A theorem of Duffin and Schaeffer says (quoting from R. P. Boas, Entire Functions, Theorem 10.5.1):
Let $f(z)$ be regular in $|\arg z| \leq \alpha \leq \pi / 2$ and let $h(\theta) \leq a |\cos \theta| + b |\sin \theta|$, [where $h$ is the indicator function of $f$,] and $b < \pi$. If $\{\lambda_n\}$ is an increasing sequence of real numbers such that $\lambda_{n + 1} - \lambda_n \geq 2 \delta > 0$, $|\lambda_n - n| \leq L$, $n = 1, 2, \cdots$, and $\{f(\lambda_n)\}$ is bounded, then $f(x)$ is bounded for $x > 0$; if $f(\lambda_n) \to 0$, $f(x) \to 0$ as $x \to \infty$.

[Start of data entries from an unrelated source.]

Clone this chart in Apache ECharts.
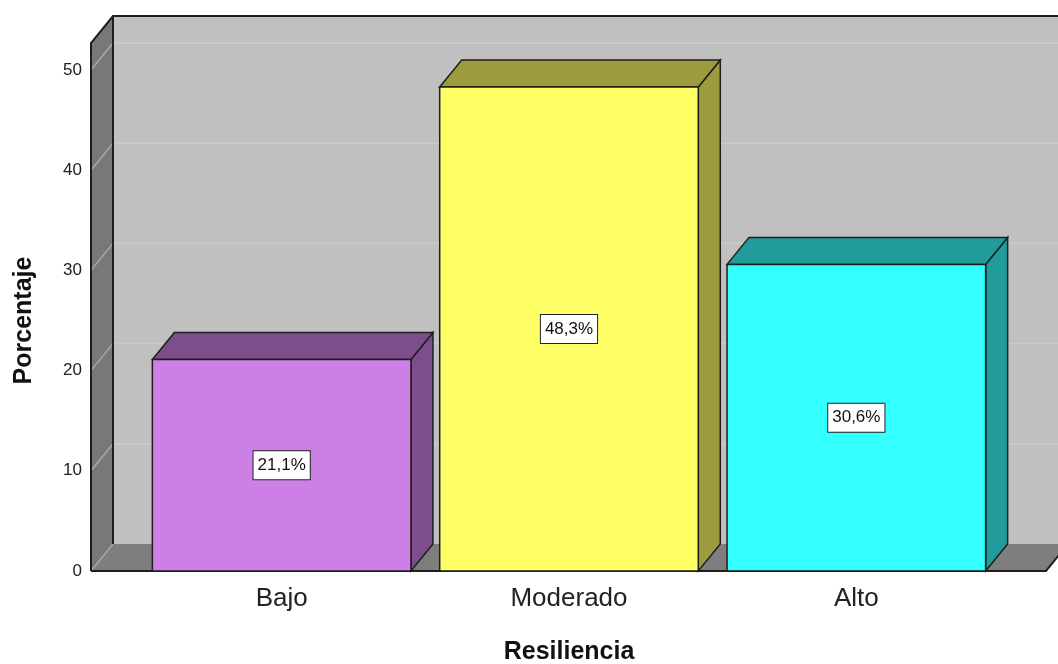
<!DOCTYPE html>
<html>
<head>
<meta charset="utf-8">
<script src="https://cdn.jsdelivr.net/npm/echarts@6/dist/echarts.min.js"></script>
<style>
  html, body { margin: 0; padding: 0; background: #fff; }
  #chart { width: 1058px; height: 664px; }
</style>
</head>
<body>
<div id="chart"></div>
<script>
  // data
  const categories = ['Bajo', 'Moderado', 'Alto'];
  const percentages = [21.1, 48.3, 30.6];
  const percentLabels = ['21,1%', '48,3%', '30,6%'];
  const yTicks = [0, 10, 20, 30, 40, 50];

  const frontColors = ['#cc80e6', '#ffff66', '#33ffff'];
  const sideColors = ['#7c4e8c', '#9c9c3e', '#209c9c'];

  const DX = 22, DY = -27;     // depth offset of the 3D box
  const PAD_L = 47, PAD_R = 46; // frame extends beyond the category band
  const FONT = '"Liberation Sans", Arial, sans-serif';

  const chart = echarts.init(document.getElementById('chart'));

  // walls, floor and grid lines
  function renderFrame(params, api) {
    const cs = params.coordSys;
    const left = cs.x - PAD_L;
    const right = cs.x + cs.width + PAD_R;
    const base = api.coord([0, 0])[1];
    const top = api.coord([0, yTicks[yTicks.length - 1]])[1] + DY;
    const children = [];
    const edge = {fill: 'none', stroke: '#1e1e1e', lineWidth: 2};

    children.push({
      type: 'rect',
      shape: {x: left + DX, y: top + DY, width: right - left, height: base - top},
      style: {fill: '#c0c0c0'}
    });
    children.push({
      type: 'polygon',
      shape: {points: [[left, top], [left + DX, top + DY], [left + DX, base + DY], [left, base]]},
      style: {fill: '#787878'}
    });
    children.push({
      type: 'polygon',
      shape: {points: [[left, base], [left + DX, base + DY], [right + DX, base + DY], [right, base]]},
      style: {fill: '#7e7e7e'}
    });

    yTicks.forEach(function (v) {
      const y = api.coord([0, v])[1];
      if (v > 0) {
        children.push({
          type: 'line',
          shape: {x1: left + DX, y1: y + DY, x2: right + DX, y2: y + DY},
          style: {fill: 'none', stroke: '#cacaca', lineWidth: 2}
        });
      }
      children.push({
        type: 'line',
        shape: {x1: left, y1: y, x2: left + DX, y2: y + DY},
        style: {fill: 'none', stroke: '#a8a8a8', lineWidth: 1.5}
      });
    });

    // outlines
    children.push({
      type: 'polyline',
      shape: {points: [[left, base], [left, top], [left + DX, top + DY], [right + DX, top + DY]]},
      style: edge
    });
    children.push({
      type: 'line',
      shape: {x1: left + DX, y1: top + DY, x2: left + DX, y2: base + DY},
      style: edge
    });
    children.push({
      type: 'polyline',
      shape: {points: [[left, base], [right, base], [right + DX, base + DY]]},
      style: edge
    });

    return {type: 'group', children: children};
  }

  // one 3D bar per category
  function renderBar(params, api) {
    const idx = api.value(0);
    const val = api.value(1);
    const p0 = api.coord([idx, 0]);
    const p1 = api.coord([idx, val]);
    const w = api.size([1, 0])[0] * 0.9;
    const x0 = p0[0] - w / 2;
    const x1 = x0 + w;
    const yTop = p1[1];
    const yBase = p0[1];
    const line = {stroke: '#1e1e1e', lineWidth: 1.5};

    return {
      type: 'group',
      children: [
        {
          type: 'polygon',
          shape: {points: [[x1, yTop], [x1 + DX, yTop + DY], [x1 + DX, yBase + DY], [x1, yBase]]},
          style: Object.assign({fill: sideColors[idx]}, line)
        },
        {
          type: 'polygon',
          shape: {points: [[x0, yTop], [x0 + DX, yTop + DY], [x1 + DX, yTop + DY], [x1, yTop]]},
          style: Object.assign({fill: sideColors[idx]}, line)
        },
        {
          type: 'rect',
          shape: {x: x0, y: yTop, width: w, height: yBase - yTop},
          style: Object.assign({fill: frontColors[idx]}, line)
        },
        {
          type: 'text',
          x: p0[0],
          y: (yTop + yBase) / 2,
          style: {
            text: percentLabels[idx],
            fill: '#111',
            font: '17px ' + FONT,
            align: 'center',
            verticalAlign: 'middle',
            backgroundColor: '#fff',
            borderColor: '#222',
            borderWidth: 1,
            padding: [6, 4, 5, 4]
          }
        }
      ]
    };
  }

  chart.setOption({
    animation: false,
    grid: {left: 138, top: 70, width: 862, bottom: 93, outerBoundsMode: 'none', containLabel: false},
    xAxis: {
      type: 'category',
      data: categories,
      name: 'Resiliencia',
      nameLocation: 'middle',
      nameGap: 69,
      nameTextStyle: {fontSize: 25, fontWeight: 'bold', color: '#111', fontFamily: FONT},
      axisLine: {show: false},
      axisTick: {show: false},
      axisLabel: {fontSize: 26, color: '#222', margin: 15, fontFamily: FONT}
    },
    yAxis: {
      type: 'value',
      min: 0,
      max: 50,
      interval: 10,
      offset: 47,
      name: 'Porcentaje',
      nameLocation: 'middle',
      nameRotate: 90,
      nameGap: 54,
      nameTextStyle: {fontSize: 25, fontWeight: 'bold', color: '#111', fontFamily: FONT},
      axisLine: {show: false},
      axisTick: {show: false},
      splitLine: {show: false},
      axisLabel: {fontSize: 17, color: '#222', margin: 9, fontFamily: FONT}
    },
    series: [
      {
        type: 'custom',
        renderItem: renderFrame,
        data: [[0, 0]],
        encode: {x: 0, y: 1},
        silent: true,
        z: 1
      },
      {
        type: 'custom',
        renderItem: renderBar,
        data: categories.map(function (c, i) { return [i, percentages[i]]; }),
        encode: {x: 0, y: 1},
        z: 2
      }
    ]
  });
</script>
</body>
</html>
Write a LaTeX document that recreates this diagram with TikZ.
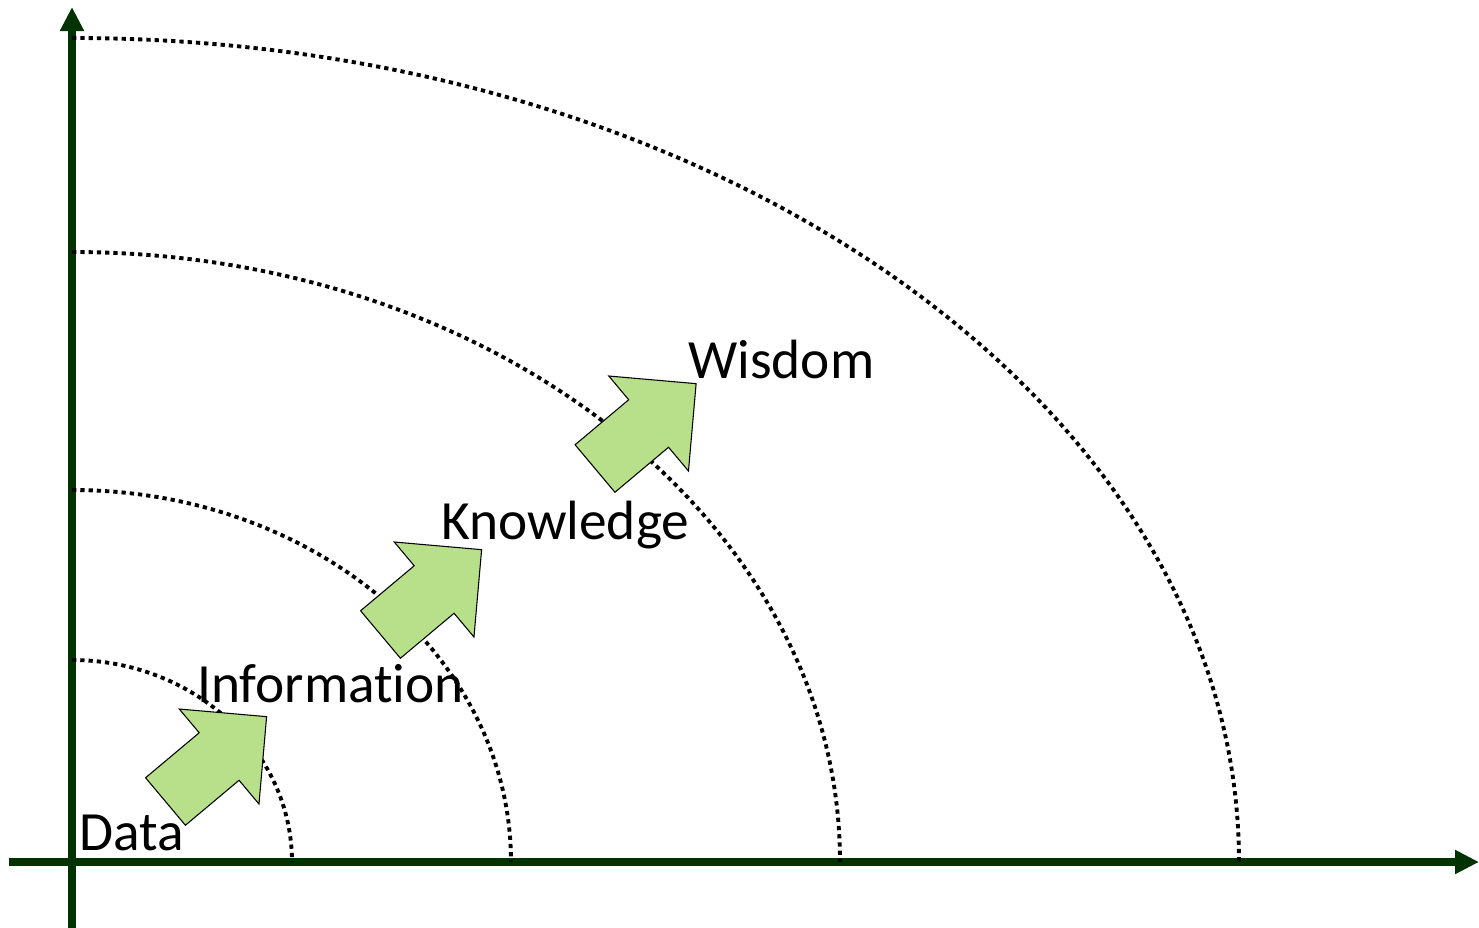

Boas then says about the theorem:
The theorem is not true without some condition more restrictive than $|\lambda_n - n| = o(n)$, but it is an open question whether the condition $|\lambda_n - n| < L$ can be weakened to $|\lambda_n - n| < \epsilon(n)$ with some $\epsilon(n)$ which becomes infinite.
My questions are:
- Do the conclusions change if we allow $|\lambda_n - n| \to \infty$ but impose the condition that the $\lambda_n$ have larger than unit density, i.e. $\lim_{n \to \infty} n/\lambda_n = M > 1$ for some arbitrarily large $M$?
- Has there been progress towards concluding that $f(x)$ is bounded with a weaker condition than $|\lambda_n - n| < L$?